Omit all images, then repeat exactly the lines below from the one containing "Clone this chart in Plotly." through the one containing "return [a / W, b / W]", both ends included.

**Data shown**

::::::::::

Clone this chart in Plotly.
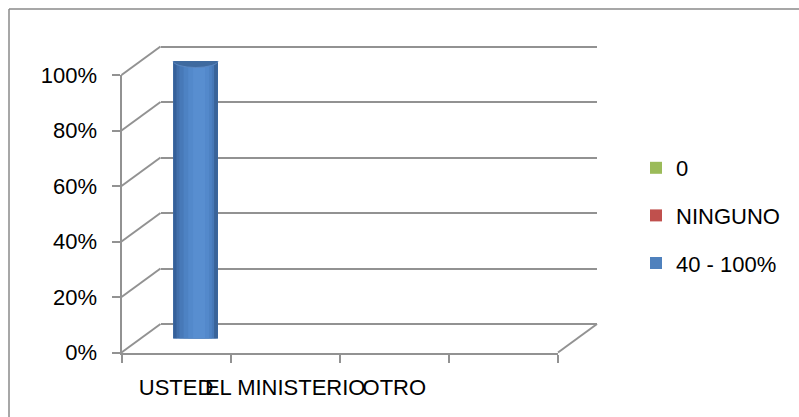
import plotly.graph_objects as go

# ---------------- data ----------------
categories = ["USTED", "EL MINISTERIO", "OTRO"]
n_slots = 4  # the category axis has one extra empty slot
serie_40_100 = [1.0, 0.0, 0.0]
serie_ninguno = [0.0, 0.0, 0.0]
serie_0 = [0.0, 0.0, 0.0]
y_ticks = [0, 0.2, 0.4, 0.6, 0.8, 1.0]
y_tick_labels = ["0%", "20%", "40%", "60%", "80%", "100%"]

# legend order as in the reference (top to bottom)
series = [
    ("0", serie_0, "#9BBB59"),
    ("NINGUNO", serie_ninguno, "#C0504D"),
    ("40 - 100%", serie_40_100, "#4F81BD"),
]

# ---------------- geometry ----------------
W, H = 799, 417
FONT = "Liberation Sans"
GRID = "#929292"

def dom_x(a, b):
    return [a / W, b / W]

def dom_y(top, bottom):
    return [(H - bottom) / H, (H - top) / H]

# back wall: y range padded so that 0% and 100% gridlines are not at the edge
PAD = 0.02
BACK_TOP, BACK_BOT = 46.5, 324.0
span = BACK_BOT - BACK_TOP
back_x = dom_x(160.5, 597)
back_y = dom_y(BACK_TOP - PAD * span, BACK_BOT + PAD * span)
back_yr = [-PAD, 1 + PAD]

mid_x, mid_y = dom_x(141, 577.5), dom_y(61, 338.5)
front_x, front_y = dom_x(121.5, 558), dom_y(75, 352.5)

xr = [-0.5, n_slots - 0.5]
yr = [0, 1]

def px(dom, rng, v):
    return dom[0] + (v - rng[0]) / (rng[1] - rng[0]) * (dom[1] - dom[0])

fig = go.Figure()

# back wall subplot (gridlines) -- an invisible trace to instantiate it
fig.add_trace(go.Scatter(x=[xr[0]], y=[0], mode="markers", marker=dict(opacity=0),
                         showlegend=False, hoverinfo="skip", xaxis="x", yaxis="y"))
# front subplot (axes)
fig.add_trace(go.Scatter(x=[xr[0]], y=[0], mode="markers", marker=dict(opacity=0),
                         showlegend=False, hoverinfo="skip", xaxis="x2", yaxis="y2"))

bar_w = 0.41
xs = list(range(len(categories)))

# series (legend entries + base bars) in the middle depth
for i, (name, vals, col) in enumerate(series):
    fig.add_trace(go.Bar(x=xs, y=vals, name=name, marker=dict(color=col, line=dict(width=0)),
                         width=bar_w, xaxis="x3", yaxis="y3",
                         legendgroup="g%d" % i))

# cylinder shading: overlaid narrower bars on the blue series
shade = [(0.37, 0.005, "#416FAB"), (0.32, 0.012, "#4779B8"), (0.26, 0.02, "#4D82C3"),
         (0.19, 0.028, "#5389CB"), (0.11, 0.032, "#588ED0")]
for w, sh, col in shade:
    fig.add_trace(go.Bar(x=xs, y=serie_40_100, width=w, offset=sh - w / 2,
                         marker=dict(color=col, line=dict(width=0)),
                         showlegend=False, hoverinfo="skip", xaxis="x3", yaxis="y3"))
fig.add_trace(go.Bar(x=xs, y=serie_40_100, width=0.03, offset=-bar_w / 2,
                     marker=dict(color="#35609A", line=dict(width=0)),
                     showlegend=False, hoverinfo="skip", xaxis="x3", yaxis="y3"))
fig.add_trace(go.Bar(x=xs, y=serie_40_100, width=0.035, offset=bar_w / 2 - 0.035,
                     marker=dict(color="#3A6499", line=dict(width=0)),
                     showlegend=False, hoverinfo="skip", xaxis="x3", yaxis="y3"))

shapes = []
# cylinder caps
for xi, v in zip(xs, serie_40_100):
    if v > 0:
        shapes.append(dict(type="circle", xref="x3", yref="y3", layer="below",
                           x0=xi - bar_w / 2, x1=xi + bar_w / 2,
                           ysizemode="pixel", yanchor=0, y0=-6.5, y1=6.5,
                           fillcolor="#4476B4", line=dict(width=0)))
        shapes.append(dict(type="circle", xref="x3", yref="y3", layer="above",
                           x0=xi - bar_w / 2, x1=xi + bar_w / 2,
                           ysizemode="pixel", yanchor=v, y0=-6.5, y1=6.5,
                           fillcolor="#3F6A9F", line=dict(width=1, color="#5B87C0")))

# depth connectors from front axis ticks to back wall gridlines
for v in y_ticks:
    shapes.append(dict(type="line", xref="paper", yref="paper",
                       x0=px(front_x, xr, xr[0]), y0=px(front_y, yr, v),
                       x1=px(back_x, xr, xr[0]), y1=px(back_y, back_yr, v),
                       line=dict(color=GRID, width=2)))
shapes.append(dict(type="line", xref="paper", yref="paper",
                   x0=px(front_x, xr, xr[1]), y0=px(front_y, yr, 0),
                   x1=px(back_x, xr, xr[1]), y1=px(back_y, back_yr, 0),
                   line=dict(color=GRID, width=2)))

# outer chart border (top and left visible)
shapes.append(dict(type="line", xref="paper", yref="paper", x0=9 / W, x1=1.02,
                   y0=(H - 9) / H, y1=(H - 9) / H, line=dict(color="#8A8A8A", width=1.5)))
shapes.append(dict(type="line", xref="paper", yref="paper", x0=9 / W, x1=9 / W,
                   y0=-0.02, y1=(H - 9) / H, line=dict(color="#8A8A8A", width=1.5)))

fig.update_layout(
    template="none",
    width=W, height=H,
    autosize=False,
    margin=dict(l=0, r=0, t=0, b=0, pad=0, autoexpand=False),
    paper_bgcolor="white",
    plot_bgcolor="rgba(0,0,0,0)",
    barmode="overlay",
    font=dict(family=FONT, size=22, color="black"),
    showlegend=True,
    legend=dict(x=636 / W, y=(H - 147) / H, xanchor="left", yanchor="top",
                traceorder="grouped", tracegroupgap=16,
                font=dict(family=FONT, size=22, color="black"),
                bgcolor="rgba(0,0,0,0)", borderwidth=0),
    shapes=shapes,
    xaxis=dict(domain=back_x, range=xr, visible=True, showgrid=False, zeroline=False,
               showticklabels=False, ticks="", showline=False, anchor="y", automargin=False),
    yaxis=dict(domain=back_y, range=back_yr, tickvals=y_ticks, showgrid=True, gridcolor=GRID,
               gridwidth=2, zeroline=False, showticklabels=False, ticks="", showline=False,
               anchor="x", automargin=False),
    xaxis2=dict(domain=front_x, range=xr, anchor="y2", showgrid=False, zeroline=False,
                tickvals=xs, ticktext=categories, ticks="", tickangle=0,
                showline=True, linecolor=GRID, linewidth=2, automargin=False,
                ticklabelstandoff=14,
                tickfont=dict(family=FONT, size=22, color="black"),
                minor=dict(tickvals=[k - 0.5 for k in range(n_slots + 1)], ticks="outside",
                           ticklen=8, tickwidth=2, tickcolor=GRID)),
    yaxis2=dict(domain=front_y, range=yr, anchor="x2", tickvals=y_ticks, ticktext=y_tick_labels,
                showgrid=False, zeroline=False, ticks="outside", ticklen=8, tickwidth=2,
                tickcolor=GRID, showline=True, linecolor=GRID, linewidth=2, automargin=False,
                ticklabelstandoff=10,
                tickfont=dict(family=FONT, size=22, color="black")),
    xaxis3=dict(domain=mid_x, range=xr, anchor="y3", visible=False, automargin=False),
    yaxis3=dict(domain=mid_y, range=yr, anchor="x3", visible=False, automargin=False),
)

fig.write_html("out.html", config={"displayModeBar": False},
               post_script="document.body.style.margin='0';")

::::::::::

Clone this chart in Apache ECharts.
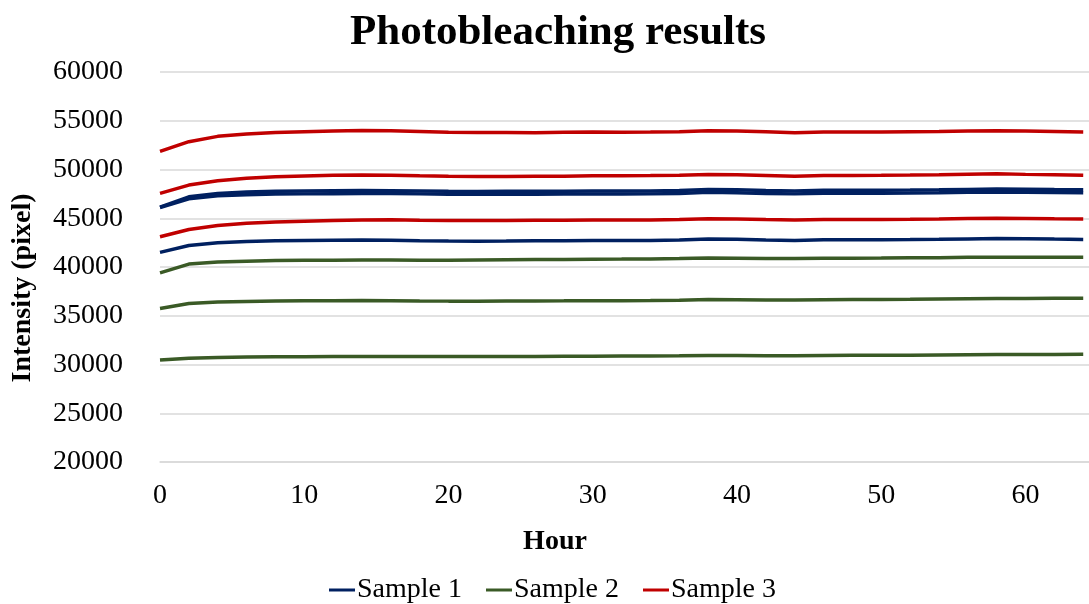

::::::::::

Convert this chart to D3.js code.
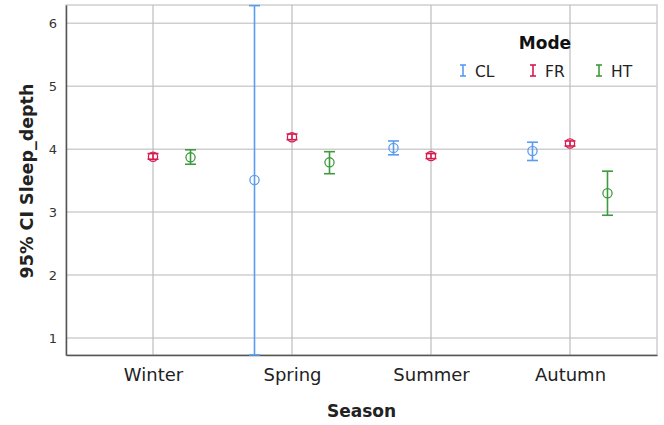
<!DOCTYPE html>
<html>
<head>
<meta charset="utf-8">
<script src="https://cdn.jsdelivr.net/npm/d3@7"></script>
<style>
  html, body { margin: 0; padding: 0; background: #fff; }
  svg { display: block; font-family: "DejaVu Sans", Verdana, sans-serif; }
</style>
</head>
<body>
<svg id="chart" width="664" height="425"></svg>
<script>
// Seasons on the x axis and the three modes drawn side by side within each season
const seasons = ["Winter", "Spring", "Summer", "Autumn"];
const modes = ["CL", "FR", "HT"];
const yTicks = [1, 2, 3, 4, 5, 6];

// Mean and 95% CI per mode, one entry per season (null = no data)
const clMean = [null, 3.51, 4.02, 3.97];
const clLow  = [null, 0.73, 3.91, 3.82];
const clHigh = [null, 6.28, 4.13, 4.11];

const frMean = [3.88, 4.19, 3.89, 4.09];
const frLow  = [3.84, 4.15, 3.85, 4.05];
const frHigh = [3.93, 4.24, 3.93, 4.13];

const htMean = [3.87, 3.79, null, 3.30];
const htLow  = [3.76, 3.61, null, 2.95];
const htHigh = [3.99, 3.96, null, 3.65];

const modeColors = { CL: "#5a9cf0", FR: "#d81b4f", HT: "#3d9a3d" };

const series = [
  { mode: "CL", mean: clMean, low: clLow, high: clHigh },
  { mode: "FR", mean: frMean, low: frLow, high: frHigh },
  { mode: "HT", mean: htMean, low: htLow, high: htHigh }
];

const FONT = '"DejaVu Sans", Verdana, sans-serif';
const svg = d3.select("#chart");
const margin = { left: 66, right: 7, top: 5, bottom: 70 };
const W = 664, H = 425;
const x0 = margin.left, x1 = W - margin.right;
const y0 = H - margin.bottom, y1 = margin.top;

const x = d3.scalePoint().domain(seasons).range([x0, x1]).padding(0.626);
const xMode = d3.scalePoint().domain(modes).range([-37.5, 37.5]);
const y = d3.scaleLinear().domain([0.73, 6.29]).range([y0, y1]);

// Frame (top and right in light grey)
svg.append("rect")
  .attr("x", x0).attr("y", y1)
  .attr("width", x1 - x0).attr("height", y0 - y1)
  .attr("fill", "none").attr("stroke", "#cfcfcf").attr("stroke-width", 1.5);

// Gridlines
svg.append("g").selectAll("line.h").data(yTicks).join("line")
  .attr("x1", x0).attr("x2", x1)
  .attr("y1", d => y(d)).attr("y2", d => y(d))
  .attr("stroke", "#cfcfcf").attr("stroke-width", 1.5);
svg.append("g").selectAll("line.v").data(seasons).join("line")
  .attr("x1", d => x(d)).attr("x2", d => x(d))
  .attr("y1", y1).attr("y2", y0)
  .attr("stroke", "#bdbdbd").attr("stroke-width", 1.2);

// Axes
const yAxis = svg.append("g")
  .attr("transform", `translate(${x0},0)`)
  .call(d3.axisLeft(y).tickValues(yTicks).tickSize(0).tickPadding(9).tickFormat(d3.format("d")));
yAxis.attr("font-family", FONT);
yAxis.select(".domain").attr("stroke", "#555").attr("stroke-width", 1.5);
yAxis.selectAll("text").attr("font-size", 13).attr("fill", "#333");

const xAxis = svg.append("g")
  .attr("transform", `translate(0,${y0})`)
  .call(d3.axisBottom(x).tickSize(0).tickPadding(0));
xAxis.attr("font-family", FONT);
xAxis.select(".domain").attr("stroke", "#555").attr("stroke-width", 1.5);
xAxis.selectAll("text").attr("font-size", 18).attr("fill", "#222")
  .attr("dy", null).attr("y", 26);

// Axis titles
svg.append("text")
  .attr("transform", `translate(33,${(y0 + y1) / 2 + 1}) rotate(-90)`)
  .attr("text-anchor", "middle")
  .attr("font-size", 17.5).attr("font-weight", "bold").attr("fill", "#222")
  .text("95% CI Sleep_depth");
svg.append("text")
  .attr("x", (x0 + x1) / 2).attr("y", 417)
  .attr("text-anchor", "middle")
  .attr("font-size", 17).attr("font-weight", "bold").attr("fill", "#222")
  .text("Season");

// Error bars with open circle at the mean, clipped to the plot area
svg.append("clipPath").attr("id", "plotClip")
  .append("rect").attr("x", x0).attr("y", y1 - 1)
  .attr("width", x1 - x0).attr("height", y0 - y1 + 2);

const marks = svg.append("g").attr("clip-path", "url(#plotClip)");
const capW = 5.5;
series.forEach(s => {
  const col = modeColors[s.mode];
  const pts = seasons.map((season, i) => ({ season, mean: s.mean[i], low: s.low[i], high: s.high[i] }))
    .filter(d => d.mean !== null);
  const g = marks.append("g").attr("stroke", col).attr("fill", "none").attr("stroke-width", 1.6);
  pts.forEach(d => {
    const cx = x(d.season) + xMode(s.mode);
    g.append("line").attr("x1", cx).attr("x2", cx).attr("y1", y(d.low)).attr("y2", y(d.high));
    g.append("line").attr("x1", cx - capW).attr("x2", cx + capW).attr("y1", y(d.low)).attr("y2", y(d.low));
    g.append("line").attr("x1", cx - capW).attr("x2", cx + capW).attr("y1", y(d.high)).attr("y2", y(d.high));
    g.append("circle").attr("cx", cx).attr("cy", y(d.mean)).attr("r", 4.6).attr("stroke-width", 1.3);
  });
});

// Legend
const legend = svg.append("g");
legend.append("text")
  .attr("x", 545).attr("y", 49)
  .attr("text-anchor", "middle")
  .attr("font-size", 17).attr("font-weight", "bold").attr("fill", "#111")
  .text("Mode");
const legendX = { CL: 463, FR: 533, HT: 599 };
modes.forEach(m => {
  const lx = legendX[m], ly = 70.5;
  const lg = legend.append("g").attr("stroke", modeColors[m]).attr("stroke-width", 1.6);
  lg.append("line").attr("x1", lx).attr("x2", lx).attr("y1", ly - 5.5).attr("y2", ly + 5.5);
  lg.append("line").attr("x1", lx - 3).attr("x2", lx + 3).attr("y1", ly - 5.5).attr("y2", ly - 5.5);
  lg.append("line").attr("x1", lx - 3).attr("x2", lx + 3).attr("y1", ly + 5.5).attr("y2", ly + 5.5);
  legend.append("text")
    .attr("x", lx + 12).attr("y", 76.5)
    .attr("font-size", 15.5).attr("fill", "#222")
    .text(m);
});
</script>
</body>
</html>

::::::::::

**The solution**
Clone this chart in Plotly.
import plotly.graph_objects as go

# ---------------- data ----------------
categories = ["USTED", "EL MINISTERIO", "OTRO"]
n_slots = 4  # the category axis has one extra empty slot
serie_40_100 = [1.0, 0.0, 0.0]
serie_ninguno = [0.0, 0.0, 0.0]
serie_0 = [0.0, 0.0, 0.0]
y_ticks = [0, 0.2, 0.4, 0.6, 0.8, 1.0]
y_tick_labels = ["0%", "20%", "40%", "60%", "80%", "100%"]

# legend order as in the reference (top to bottom)
series = [
    ("0", serie_0, "#9BBB59"),
    ("NINGUNO", serie_ninguno, "#C0504D"),
    ("40 - 100%", serie_40_100, "#4F81BD"),
]

# ---------------- geometry ----------------
W, H = 799, 417
FONT = "Liberation Sans"
GRID = "#929292"

def dom_x(a, b):
    return [a / W, b / W]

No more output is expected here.